Trump's move neither scraps the deal not saves it, and there's a chance the international accord may remain intact. But the deal's future remains uncertain, and some believe it risks falling apart.
"The nuclear agreement is in danger of collapsing," Jim Phillips, senior Middle East research fellow at the Heritage Foundation, told Xinhua
"The Obama Administration promised too much and delivered too little," he said of the previous administration, which put together the deal.
"Then the Democrats in the Senate blocked debate on the merits of the deal and prevented a resolution of disapproval from being voted on, despite the fact that 58 of the 100 senators were opposed to it," he said.
Phillips' outlook for the deal's survival is dim.
"Congress is likely to re-impose sanctions, but if it doesn't, President Trump is likely to abrogate the nuclear agreement himself," Phillips said.
The deal, clinched in July 2015 between Iran and the six countries of Britain, China, France Russia and the United States, plus Germany, after a decade of negotiations, has seen Iran scale down nuclear projects in exchange for international sanctions easing.
Others do not necessarily forecast the death of the deal, but say there is much uncertainty on the horizon.
"The Iran deal is suffering a lot of duress right now. It is not clear how Trump will handle it because he has delegated the issue to Congress to handle," Brookings Institution Senior Fellow Darrell West told Xinhua.

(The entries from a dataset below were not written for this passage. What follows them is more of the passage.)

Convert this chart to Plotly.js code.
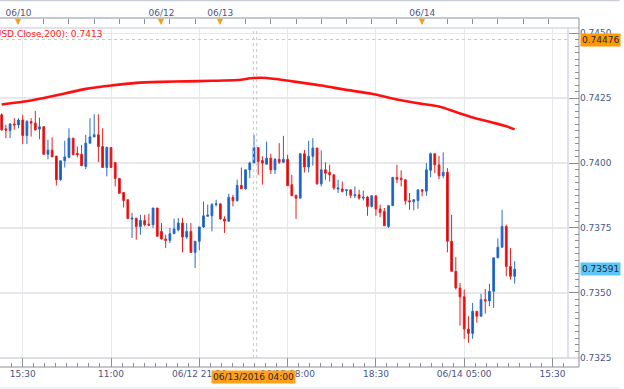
<!DOCTYPE html>
<html>
<head>
<meta charset="utf-8">
<script src="https://cdn.plot.ly/plotly-3.0.1.min.js"></script>
<style>html,body{margin:0;padding:0;background:#fff;}#chart{width:624px;height:389px;}</style>
</head>
<body>
<div id="chart"></div>
<script>
// 30-minute AUD/USD candles, first visible bar index = -4 (06/10 00:00 = index 0)
const firstBar = -4;
const open = [0.74186,0.74132,0.74126,0.74151,0.74147,0.74166,0.74106,0.74160,0.74154,0.74131,
0.74140,0.74034,0.74050,0.74027,0.73936,0.74009,0.74022,0.74096,0.74038,0.74034,
0.73987,0.74077,0.74101,0.74109,0.74064,0.73983,0.74060,0.74002,0.73941,0.73887,
0.73859,0.73784,0.73788,0.73756,0.73779,0.73765,0.73763,0.73827,0.73737,0.73708,
0.73702,0.73728,0.73743,0.73769,0.73715,0.73737,0.73656,0.73699,0.73754,0.73795,
0.73797,0.73840,0.73843,0.73785,0.73776,0.73868,0.73855,0.73914,0.73901,0.73974,
0.74000,0.74060,0.74010,0.73996,0.74019,0.73974,0.74015,0.74003,0.74015,0.73917,
0.73876,0.73865,0.74036,0.73985,0.74026,0.74058,0.73920,0.73974,0.73964,0.73955,
0.73900,0.73900,0.73894,0.73897,0.73874,0.73878,0.73865,0.73869,0.73833,0.73874,
0.73823,0.73814,0.73756,0.73836,0.73945,0.73942,0.73936,0.73855,0.73851,0.73856,
0.73897,0.73892,0.73972,0.74036,0.73993,0.73951,0.73965,0.73699,0.73583,0.73519,
0.73485,0.73361,0.73344,0.73429,0.73410,0.73474,0.73469,0.73506,0.73635,0.73676,
0.73756,0.73602,0.73564];
const high = [0.74192,0.74147,0.74154,0.74173,0.74173,0.74186,0.74166,0.74173,0.74201,0.74175,
0.74142,0.74090,0.74099,0.74027,0.74009,0.74086,0.74134,0.74096,0.74064,0.74070,
0.74109,0.74173,0.74188,0.74188,0.74134,0.74064,0.74060,0.74002,0.73941,0.73887,
0.73859,0.73808,0.73788,0.73801,0.73801,0.73805,0.73827,0.73827,0.73769,0.73724,
0.73750,0.73786,0.73788,0.73788,0.73769,0.73769,0.73699,0.73754,0.73852,0.73840,
0.73846,0.73859,0.73843,0.73795,0.73882,0.73878,0.73936,0.73983,0.73974,0.74006,
0.74109,0.74060,0.74026,0.74083,0.74036,0.74019,0.74077,0.74105,0.74032,0.73955,
0.73878,0.74036,0.74051,0.74086,0.74096,0.74058,0.74049,0.74003,0.73994,0.73955,
0.73936,0.73929,0.73897,0.73897,0.73910,0.73897,0.73894,0.73874,0.73874,0.73874,
0.73840,0.73827,0.73838,0.73945,0.73994,0.73972,0.73936,0.73885,0.73859,0.73897,
0.73900,0.74000,0.74041,0.74038,0.74028,0.74041,0.73981,0.73801,0.73638,0.73538,
0.73513,0.73410,0.73461,0.73429,0.73497,0.73515,0.73535,0.73635,0.73710,0.73820,
0.73763,0.73673,0.73622];
const low = [0.74125,0.74096,0.74096,0.74128,0.74134,0.74073,0.74073,0.74102,0.74126,0.74092,
0.74032,0.74015,0.74024,0.73914,0.73932,0.73983,0.74019,0.74032,0.74022,0.73990,
0.73977,0.74073,0.74101,0.74004,0.73983,0.73949,0.73981,0.73910,0.73881,0.73829,
0.73786,0.73711,0.73705,0.73724,0.73756,0.73759,0.73750,0.73718,0.73705,0.73673,
0.73692,0.73728,0.73737,0.73656,0.73708,0.73656,0.73596,0.73664,0.73750,0.73795,
0.73737,0.73833,0.73782,0.73731,0.73776,0.73833,0.73852,0.73901,0.73897,0.73942,
0.74000,0.73955,0.73917,0.73994,0.73958,0.73958,0.73997,0.74003,0.73913,0.73874,
0.73785,0.73865,0.73964,0.73964,0.73990,0.73917,0.73910,0.73936,0.73929,0.73897,
0.73885,0.73887,0.73874,0.73865,0.73865,0.73859,0.73856,0.73797,0.73829,0.73797,
0.73792,0.73759,0.73750,0.73836,0.73923,0.73910,0.73840,0.73820,0.73818,0.73824,
0.73872,0.73874,0.73946,0.73961,0.73938,0.73942,0.73656,0.73583,0.73513,0.73374,
0.73323,0.73308,0.73323,0.73385,0.73410,0.73420,0.73449,0.73442,0.73635,0.73676,
0.73564,0.73551,0.73536];
const close = [0.74128,0.74127,0.74151,0.74147,0.74166,0.74106,0.74160,0.74154,0.74128,0.74140,
0.74034,0.74050,0.74024,0.73936,0.74009,0.74024,0.74096,0.74032,0.74032,0.73990,
0.74077,0.74101,0.74109,0.74064,0.73983,0.74060,0.73983,0.73941,0.73884,0.73856,
0.73786,0.73788,0.73756,0.73779,0.73763,0.73761,0.73827,0.73718,0.73708,0.73702,
0.73728,0.73746,0.73769,0.73715,0.73737,0.73656,0.73699,0.73754,0.73797,0.73800,
0.73840,0.73843,0.73785,0.73776,0.73868,0.73855,0.73914,0.73901,0.73974,0.74000,
0.74060,0.74006,0.74000,0.74019,0.73974,0.74015,0.74003,0.74015,0.73913,0.73874,
0.73865,0.74036,0.73985,0.74026,0.74058,0.73920,0.73974,0.73961,0.73955,0.73904,
0.73904,0.73891,0.73897,0.73876,0.73878,0.73865,0.73869,0.73833,0.73874,0.73823,
0.73810,0.73759,0.73836,0.73945,0.73938,0.73936,0.73855,0.73851,0.73859,0.73897,
0.73892,0.73974,0.74036,0.73993,0.73951,0.73965,0.73699,0.73583,0.73519,0.73485,
0.73361,0.73344,0.73429,0.73410,0.73474,0.73469,0.73506,0.73635,0.73676,0.73756,
0.73602,0.73564,0.73591];

// SMA(200) read at selected bars
const smaBar = [-4,1,6,11,16,22,28,34,40,46,52,56,59,62,66,72,78,84,90,96,100,104,108,112,116,118];
const smaVal = [0.74226,0.74236,0.74251,0.74268,0.74286,0.74299,0.74309,0.74313,0.74315,0.74317,
0.74320,0.74328,0.74328,0.74322,0.74313,0.74299,0.74282,0.74267,0.74245,0.74228,
0.74218,0.74197,0.74176,0.74159,0.74142,0.74130];
const smaLabel = 'SMA(AUDUSD.Close,200): 0.7413';

const timeTickBars = [1,22,43,64,85,106,127];
const timeTickText = ['15:30','11:00','06/12 21:30','06/13 08:00','18:30','06/14 05:00','15:30'];
const dateTickBars = [0,34,48,96];
const dateTickText = ['06/10','06/12','06/13','06/14'];
const priceTicks = [0.7325,0.7350,0.7375,0.7400,0.7425,0.7450];
const cursorBar = 56;
const cursorLabel = '06/13/2016 04:00';
const cursorPrice = 0.74476;
const lastPrice = close[close.length-1];

const bars = open.map((_, i) => i + firstBar);
const xRange = [-4.40, 130.68];
const yRange = [0.732492, 0.745204];
const yDom = [0.0258, 0.9713];
const xDom = [0, 0.981];
const axisColor = '#8a8f99';
const gridColor = '#e8e8ec';

const traces = [
  {type:'candlestick', x:bars, open:open, high:high, low:low, close:close,
   xaxis:'x', yaxis:'y', whiskerwidth:0, hoverinfo:'skip',
   increasing:{line:{color:'#2a6cc8', width:1}, fillcolor:'#0b5bc4'},
   decreasing:{line:{color:'#e82020', width:1}, fillcolor:'#e00000'}},
  {type:'scatter', mode:'lines', x:smaBar, y:smaVal, xaxis:'x2', yaxis:'y',
   line:{color:'#ff1010', width:2.6, shape:'spline', smoothing:0.8}, hoverinfo:'skip'}
];

const tickFont = {family:'DejaVu Sans', size:9, color:'#4a5785'};

const layout = {
  width:624, height:389,
  margin:{l:0, r:45, t:18, b:22},
  paper_bgcolor:'#ffffff', plot_bgcolor:'#ffffff',
  showlegend:false,
  boxgap:0.4,
  font:tickFont,
  xaxis:{domain:xDom, range:xRange, anchor:'free', position:0, fixedrange:true,
    rangeslider:{visible:false},
    tickmode:'array', tickvals:timeTickBars, ticktext:timeTickText, tickfont:tickFont,
    ticks:'inside', ticklen:9, tickcolor:axisColor, tickwidth:1,
    showline:false, zeroline:false, showgrid:true, gridcolor:gridColor, gridwidth:1,
    minor:{tickmode:'linear', tick0:1, dtick:2.625, ticks:'inside', ticklen:4, tickcolor:axisColor, showgrid:false}},
  xaxis2:{overlaying:'x', side:'top', anchor:'free', position:1, range:xRange, fixedrange:true,
    tickmode:'array', tickvals:dateTickBars, ticktext:dateTickText, tickfont:tickFont,
    ticks:'inside', ticklen:5, tickcolor:axisColor,
    showline:false, zeroline:false, showgrid:false,
    minor:{tickmode:'linear', tick0:0, dtick:6, ticks:'inside', ticklen:5, tickcolor:axisColor, showgrid:false}},
  yaxis:{domain:yDom, range:yRange, anchor:'free', position:1, side:'right', fixedrange:true,
    tickmode:'array', tickvals:priceTicks, tickformat:'.4f', tickfont:tickFont,
    ticks:'inside', ticklen:10, tickcolor:axisColor,
    showline:false, zeroline:false, showgrid:true, gridcolor:gridColor, gridwidth:1.5,
    minor:{tickmode:'linear', tick0:0.7325, dtick:0.00025, ticks:'inside', ticklen:4, tickcolor:axisColor, showgrid:false}},
  shapes:[
    // plot frame
    {type:'line', xref:'paper', yref:'paper', x0:0, x1:1, y0:yDom[1], y1:yDom[1], line:{color:'#d5d9e2', width:1.5}},
    {type:'line', xref:'paper', yref:'paper', x0:0, x1:1, y0:yDom[0], y1:yDom[0], line:{color:'#b9bec8', width:1}},
    {type:'line', xref:'paper', yref:'paper', x0:xDom[1], x1:xDom[1], y0:yDom[0], y1:yDom[1], line:{color:'#d5d9e2', width:1.5}},
    // axis baselines
    {type:'line', xref:'paper', yref:'paper', x0:0, x1:1, y0:0, y1:0, line:{color:axisColor, width:1}},
    {type:'line', xref:'paper', yref:'paper', x0:0, x1:1, y0:1, y1:1, line:{color:axisColor, width:1}},
    {type:'line', xref:'paper', yref:'paper', x0:1, x1:1, y0:0, y1:1, line:{color:axisColor, width:1}},
    // crosshair
    {type:'line', xref:'paper', yref:'y', x0:0, x1:xDom[1], y0:cursorPrice, y1:cursorPrice, line:{color:'#c8c8c8', width:1, dash:'dot'}},
    {type:'line', xref:'x', yref:'paper', x0:cursorBar-0.15, x1:cursorBar-0.15, y0:yDom[0], y1:yDom[1], line:{color:'#c8c8c8', width:1, dash:'dot'}},
    {type:'line', xref:'x', yref:'paper', x0:cursorBar+0.65, x1:cursorBar+0.65, y0:yDom[0], y1:yDom[1], line:{color:'#c8c8c8', width:1, dash:'dot'}},
    // outer border
    {type:'line', xref:'paper', yref:'paper', x0:0, x1:1.07, y0:1.050, y1:1.050, line:{color:'#c9cdd6', width:1.5}},
    {type:'line', xref:'paper', yref:'paper', x0:0, x1:1.07, y0:-0.060, y1:-0.060, line:{color:'#e2e4ea', width:1}}
  ],
  annotations:[
    {xref:'paper', yref:'paper', x:0.1796, y:0.9542, xanchor:'right', yanchor:'middle', showarrow:false,
     text:smaLabel, font:{family:'DejaVu Sans', size:9, color:'#ff2020'}},
    {xref:'x', yref:'paper', x:cursorBar, y:-0.030, xanchor:'center', yanchor:'middle', showarrow:false,
     text:cursorLabel, bgcolor:'#ffa11a', borderpad:1, font:{family:'DejaVu Sans', size:9, color:'#1e2540'}},
    {xref:'paper', yref:'y', x:1.002, y:cursorPrice, xanchor:'left', yanchor:'middle', showarrow:false,
     text:cursorPrice.toFixed(5), bgcolor:'#ff9a00', borderpad:1, font:{family:'DejaVu Sans', size:9, color:'#1e2540'}},
    {xref:'paper', yref:'y', x:1.002, y:lastPrice, xanchor:'left', yanchor:'middle', showarrow:false,
     text:lastPrice.toFixed(5), bgcolor:'#5ec6f4', borderpad:1, font:{family:'DejaVu Sans', size:9, color:'#1e2540'}}
  ].concat(dateTickBars.map(b => ({xref:'x', yref:'paper', x:b, y:0.990, xanchor:'center', yanchor:'middle',
     showarrow:false, text:'▼', font:{family:'DejaVu Sans', size:8, color:'#f5a012'}})))
};

Plotly.newPlot('chart', traces, layout, {staticPlot:true, displayModeBar:false});
</script>
</body>
</html>
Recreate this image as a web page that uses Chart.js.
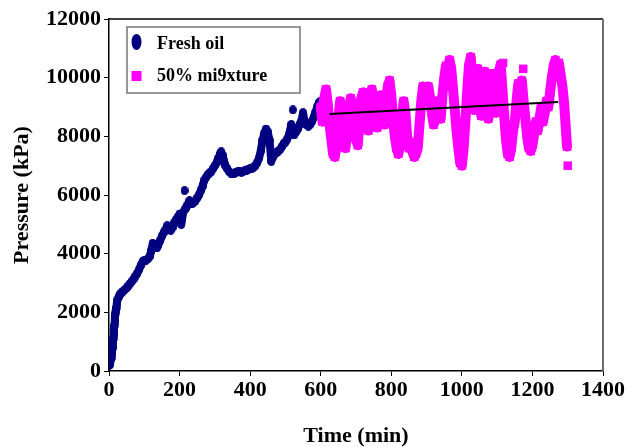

"They could seek to impose new conditions, which would be very problematic for the European Union and Iran. Or legislators may be unable to agree, which could end up preserving the status quo," West said.
"For right now, it looks like there will be lots of uncertainty for a few months," West said.
Meanwhile, Thursday saw what experts said could become a war of words between the White House and Iran, as the Islamic Republic's Ayatollah in a speech called Trump "foul mouthed" and accused him a "pretending to be an idiot."
Experts said this may be the opening salvo of a war of words with Trump, as the U.S. president is known to make impetuous, off-the-cuff remarks, especially via social media platform Twitter.
Phillips said: "I think U.S.-Iran tensions are rising regardless of what happens with the nuclear deal."